-- WHAT NEEDS TO BE DONE --
Write out each line in which the string "React" is present.

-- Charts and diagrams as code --
....................
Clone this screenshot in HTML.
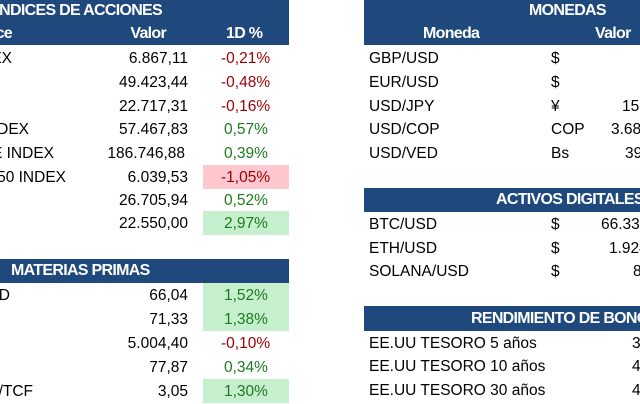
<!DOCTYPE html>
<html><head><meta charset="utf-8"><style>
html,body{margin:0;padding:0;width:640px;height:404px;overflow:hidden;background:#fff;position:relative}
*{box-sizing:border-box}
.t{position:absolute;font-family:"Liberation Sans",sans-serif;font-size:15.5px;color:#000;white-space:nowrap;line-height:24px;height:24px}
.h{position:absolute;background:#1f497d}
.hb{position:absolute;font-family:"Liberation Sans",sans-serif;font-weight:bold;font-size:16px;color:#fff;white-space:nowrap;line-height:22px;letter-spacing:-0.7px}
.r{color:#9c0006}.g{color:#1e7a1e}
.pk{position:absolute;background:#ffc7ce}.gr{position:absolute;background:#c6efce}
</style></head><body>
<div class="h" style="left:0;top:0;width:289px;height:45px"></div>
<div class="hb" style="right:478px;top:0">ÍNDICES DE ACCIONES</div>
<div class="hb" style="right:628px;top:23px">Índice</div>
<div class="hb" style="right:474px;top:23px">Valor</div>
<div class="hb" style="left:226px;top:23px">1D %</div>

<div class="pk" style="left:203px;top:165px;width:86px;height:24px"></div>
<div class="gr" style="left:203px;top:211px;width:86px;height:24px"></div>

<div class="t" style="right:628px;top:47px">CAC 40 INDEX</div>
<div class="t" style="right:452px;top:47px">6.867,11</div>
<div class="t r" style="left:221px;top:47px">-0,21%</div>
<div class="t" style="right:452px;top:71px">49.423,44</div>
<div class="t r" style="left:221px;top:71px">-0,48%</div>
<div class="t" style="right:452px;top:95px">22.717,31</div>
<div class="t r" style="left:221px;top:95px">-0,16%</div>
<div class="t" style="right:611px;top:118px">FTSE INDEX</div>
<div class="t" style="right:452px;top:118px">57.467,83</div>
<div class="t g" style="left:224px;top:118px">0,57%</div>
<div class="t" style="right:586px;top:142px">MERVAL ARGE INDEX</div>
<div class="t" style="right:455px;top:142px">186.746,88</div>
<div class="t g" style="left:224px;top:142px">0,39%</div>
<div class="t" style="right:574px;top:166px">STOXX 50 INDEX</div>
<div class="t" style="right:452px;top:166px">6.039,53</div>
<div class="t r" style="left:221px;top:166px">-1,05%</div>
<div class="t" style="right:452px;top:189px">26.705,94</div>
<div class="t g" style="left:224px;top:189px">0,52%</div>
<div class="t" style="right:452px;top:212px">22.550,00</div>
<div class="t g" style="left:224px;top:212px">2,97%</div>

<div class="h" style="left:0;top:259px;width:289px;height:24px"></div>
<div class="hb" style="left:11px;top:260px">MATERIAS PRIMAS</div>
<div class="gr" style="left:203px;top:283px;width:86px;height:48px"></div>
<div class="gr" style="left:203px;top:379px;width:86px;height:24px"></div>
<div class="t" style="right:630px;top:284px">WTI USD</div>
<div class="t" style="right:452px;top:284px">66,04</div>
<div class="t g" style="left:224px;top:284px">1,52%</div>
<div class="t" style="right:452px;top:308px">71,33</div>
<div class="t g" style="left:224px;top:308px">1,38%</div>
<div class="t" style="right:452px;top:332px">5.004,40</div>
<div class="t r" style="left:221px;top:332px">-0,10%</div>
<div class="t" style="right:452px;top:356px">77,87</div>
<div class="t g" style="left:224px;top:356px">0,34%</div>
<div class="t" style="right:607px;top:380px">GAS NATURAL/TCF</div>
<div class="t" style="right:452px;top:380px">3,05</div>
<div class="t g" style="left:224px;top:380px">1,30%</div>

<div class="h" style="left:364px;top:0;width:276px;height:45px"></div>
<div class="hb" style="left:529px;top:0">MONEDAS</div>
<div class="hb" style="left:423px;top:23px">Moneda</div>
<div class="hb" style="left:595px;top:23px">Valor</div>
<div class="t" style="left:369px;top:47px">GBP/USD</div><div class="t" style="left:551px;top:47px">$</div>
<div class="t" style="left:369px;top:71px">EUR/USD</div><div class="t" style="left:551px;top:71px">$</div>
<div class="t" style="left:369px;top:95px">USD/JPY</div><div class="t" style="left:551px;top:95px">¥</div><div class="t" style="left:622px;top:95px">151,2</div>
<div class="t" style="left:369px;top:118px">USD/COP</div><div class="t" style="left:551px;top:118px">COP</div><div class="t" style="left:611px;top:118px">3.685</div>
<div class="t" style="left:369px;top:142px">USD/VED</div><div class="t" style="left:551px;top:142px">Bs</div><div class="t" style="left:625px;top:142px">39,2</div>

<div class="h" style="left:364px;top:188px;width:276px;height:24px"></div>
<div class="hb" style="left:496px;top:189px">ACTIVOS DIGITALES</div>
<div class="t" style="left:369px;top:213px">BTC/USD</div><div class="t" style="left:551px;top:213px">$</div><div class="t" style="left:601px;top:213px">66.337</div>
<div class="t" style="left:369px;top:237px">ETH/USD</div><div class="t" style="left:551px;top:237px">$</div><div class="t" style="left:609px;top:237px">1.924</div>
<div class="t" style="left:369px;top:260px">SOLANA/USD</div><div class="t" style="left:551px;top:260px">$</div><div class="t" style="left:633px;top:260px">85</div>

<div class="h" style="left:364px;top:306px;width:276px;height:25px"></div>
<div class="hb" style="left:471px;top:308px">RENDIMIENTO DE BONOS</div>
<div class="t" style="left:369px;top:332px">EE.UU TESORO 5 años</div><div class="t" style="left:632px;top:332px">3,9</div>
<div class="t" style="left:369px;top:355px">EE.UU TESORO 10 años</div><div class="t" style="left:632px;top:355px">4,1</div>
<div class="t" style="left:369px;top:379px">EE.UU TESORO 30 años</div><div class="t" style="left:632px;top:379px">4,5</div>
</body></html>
....................
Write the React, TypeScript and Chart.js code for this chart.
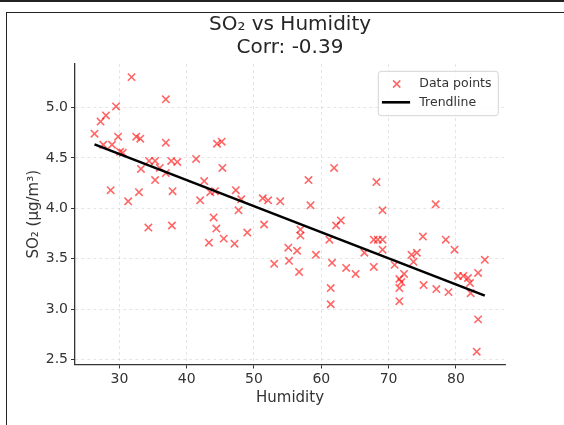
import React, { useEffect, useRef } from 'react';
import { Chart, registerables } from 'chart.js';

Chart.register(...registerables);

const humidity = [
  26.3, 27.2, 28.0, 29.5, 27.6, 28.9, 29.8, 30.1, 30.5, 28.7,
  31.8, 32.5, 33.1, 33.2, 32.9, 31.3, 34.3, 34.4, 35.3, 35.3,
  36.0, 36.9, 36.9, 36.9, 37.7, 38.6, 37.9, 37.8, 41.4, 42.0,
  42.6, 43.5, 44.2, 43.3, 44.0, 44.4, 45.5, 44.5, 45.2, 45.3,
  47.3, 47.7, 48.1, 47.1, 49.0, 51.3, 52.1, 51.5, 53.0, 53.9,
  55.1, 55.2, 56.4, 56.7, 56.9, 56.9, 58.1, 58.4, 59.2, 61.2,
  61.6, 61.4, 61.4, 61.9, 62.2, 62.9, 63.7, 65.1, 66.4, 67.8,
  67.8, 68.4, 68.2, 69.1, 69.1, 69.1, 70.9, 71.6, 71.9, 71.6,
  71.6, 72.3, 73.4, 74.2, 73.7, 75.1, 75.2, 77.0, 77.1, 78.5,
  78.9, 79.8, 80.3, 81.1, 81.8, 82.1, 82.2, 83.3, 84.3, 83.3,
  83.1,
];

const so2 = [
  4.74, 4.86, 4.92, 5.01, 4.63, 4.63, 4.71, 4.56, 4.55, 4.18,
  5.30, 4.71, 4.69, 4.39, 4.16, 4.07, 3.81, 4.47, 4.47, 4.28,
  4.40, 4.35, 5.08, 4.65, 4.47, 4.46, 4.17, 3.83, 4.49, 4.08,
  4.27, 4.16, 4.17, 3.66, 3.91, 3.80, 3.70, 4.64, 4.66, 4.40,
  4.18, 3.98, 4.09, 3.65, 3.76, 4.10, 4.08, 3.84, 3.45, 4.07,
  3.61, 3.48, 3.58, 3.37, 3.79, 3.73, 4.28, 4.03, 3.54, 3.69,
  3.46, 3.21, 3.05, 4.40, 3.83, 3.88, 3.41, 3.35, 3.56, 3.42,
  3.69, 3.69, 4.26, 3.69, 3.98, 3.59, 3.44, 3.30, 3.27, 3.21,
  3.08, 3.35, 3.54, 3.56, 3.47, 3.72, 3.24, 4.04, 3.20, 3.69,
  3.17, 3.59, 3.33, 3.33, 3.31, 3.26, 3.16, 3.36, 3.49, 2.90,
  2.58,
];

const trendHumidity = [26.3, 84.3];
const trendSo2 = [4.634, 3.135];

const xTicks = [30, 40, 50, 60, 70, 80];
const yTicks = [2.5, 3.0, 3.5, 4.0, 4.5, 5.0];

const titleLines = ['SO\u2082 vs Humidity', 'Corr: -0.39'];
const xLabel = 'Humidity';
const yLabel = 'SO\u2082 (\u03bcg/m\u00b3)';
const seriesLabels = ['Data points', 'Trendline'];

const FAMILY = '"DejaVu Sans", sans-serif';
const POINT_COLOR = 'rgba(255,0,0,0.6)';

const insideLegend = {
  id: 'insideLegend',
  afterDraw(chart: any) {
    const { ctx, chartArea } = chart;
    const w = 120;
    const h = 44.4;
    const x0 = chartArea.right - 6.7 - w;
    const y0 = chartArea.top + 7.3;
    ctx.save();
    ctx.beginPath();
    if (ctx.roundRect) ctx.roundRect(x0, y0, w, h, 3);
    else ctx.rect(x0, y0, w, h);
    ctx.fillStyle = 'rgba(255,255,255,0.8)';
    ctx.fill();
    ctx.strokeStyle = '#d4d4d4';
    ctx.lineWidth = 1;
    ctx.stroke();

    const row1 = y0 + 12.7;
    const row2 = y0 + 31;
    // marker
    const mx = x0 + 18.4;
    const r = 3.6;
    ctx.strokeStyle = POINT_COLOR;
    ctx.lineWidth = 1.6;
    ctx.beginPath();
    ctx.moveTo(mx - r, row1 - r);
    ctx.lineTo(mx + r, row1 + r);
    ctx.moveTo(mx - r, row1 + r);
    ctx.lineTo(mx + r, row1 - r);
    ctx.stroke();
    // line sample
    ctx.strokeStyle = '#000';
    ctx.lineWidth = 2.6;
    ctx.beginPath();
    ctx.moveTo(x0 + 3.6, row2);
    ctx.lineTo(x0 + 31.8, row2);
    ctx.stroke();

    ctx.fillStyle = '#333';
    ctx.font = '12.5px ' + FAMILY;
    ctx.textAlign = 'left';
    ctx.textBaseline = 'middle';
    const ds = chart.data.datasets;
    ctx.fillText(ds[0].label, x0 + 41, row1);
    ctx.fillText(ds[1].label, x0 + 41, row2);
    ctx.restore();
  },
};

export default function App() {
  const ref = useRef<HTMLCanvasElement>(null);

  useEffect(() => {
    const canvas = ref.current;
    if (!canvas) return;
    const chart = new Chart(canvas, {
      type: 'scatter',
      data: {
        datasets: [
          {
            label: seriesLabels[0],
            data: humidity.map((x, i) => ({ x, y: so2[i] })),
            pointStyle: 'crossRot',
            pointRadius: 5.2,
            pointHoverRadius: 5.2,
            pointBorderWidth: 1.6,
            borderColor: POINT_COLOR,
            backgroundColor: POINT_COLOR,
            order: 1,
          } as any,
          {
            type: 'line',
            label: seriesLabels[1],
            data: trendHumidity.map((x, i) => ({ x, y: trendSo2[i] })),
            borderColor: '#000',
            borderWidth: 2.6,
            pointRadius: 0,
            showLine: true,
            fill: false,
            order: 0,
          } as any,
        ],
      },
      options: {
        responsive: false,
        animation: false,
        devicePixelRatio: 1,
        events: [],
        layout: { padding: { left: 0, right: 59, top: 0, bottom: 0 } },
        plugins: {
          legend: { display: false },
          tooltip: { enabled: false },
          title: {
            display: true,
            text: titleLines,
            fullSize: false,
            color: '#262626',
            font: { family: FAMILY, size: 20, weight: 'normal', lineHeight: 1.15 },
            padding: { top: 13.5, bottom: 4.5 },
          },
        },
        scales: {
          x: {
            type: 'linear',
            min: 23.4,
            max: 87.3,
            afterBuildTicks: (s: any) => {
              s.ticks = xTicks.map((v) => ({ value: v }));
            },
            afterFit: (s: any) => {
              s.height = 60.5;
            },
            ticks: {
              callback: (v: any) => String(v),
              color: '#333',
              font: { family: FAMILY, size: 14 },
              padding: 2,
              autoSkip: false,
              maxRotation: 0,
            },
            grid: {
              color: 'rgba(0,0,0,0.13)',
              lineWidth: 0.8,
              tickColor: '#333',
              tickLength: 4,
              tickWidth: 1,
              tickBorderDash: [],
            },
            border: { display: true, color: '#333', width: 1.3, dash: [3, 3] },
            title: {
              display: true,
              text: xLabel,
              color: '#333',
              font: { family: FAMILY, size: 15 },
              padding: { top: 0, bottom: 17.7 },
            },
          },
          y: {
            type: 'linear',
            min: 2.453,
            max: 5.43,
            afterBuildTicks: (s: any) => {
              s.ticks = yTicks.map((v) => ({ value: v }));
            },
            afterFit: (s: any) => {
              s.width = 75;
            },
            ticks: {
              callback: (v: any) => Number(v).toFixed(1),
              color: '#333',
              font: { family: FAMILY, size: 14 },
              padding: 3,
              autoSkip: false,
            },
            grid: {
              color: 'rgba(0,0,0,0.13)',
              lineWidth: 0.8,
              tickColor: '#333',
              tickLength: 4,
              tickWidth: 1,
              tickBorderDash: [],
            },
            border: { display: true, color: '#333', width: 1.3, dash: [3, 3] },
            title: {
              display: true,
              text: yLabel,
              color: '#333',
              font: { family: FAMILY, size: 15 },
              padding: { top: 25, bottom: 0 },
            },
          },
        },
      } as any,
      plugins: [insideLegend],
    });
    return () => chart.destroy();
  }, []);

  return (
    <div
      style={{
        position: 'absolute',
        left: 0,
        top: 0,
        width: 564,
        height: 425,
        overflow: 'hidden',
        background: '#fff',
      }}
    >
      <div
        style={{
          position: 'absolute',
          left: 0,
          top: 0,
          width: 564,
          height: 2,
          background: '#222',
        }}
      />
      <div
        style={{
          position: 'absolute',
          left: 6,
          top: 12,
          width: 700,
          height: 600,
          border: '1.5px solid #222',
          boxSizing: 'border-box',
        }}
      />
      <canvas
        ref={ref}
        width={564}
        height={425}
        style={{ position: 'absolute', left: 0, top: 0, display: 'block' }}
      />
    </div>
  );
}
....................
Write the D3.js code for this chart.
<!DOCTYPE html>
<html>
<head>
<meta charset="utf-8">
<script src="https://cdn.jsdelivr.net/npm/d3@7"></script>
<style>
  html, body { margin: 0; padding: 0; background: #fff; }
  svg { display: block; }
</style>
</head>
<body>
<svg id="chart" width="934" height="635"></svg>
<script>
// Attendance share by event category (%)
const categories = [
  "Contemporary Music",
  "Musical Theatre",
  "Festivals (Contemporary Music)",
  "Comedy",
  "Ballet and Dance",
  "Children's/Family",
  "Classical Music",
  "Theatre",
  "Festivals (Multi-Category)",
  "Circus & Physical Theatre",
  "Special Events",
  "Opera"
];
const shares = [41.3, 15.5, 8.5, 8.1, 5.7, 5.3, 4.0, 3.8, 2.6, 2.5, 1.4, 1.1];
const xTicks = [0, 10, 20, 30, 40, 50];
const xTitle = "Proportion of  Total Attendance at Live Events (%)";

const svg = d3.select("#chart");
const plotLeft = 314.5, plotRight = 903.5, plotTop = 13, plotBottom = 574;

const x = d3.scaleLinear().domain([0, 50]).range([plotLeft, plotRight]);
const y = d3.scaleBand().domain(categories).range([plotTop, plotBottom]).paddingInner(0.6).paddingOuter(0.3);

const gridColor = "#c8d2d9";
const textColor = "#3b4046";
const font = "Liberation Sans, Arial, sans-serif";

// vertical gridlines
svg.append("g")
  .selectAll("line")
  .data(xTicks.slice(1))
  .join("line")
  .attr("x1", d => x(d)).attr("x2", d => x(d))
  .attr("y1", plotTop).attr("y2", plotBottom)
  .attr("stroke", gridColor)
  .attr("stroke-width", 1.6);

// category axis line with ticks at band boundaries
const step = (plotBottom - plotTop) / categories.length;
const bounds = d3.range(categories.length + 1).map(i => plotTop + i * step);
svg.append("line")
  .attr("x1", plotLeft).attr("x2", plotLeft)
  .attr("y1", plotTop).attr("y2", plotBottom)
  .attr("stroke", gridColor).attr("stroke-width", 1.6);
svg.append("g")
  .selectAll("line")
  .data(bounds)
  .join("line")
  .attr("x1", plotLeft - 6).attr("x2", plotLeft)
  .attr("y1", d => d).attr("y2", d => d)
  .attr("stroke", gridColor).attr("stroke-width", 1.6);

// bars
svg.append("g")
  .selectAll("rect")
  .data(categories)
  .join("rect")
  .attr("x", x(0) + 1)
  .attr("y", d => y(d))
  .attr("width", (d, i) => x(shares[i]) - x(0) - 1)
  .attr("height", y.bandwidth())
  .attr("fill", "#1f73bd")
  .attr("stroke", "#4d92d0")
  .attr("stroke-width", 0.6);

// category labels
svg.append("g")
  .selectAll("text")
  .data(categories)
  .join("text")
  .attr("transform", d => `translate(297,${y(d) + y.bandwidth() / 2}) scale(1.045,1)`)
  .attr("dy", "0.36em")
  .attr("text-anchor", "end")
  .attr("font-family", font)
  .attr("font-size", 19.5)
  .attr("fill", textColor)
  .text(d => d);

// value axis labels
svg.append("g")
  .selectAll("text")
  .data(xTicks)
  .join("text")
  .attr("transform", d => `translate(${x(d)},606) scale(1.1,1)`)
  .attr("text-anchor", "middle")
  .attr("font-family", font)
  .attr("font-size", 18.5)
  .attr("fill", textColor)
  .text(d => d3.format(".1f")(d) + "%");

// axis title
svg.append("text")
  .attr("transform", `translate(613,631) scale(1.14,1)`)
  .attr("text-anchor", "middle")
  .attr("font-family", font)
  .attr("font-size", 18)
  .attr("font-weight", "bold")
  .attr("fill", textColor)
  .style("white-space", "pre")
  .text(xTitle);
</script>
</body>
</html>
....................
-- ANSWER FOR THIS EXERCISE --
Write the React, TypeScript and Chart.js code for this chart.
import React, { useEffect, useRef } from 'react';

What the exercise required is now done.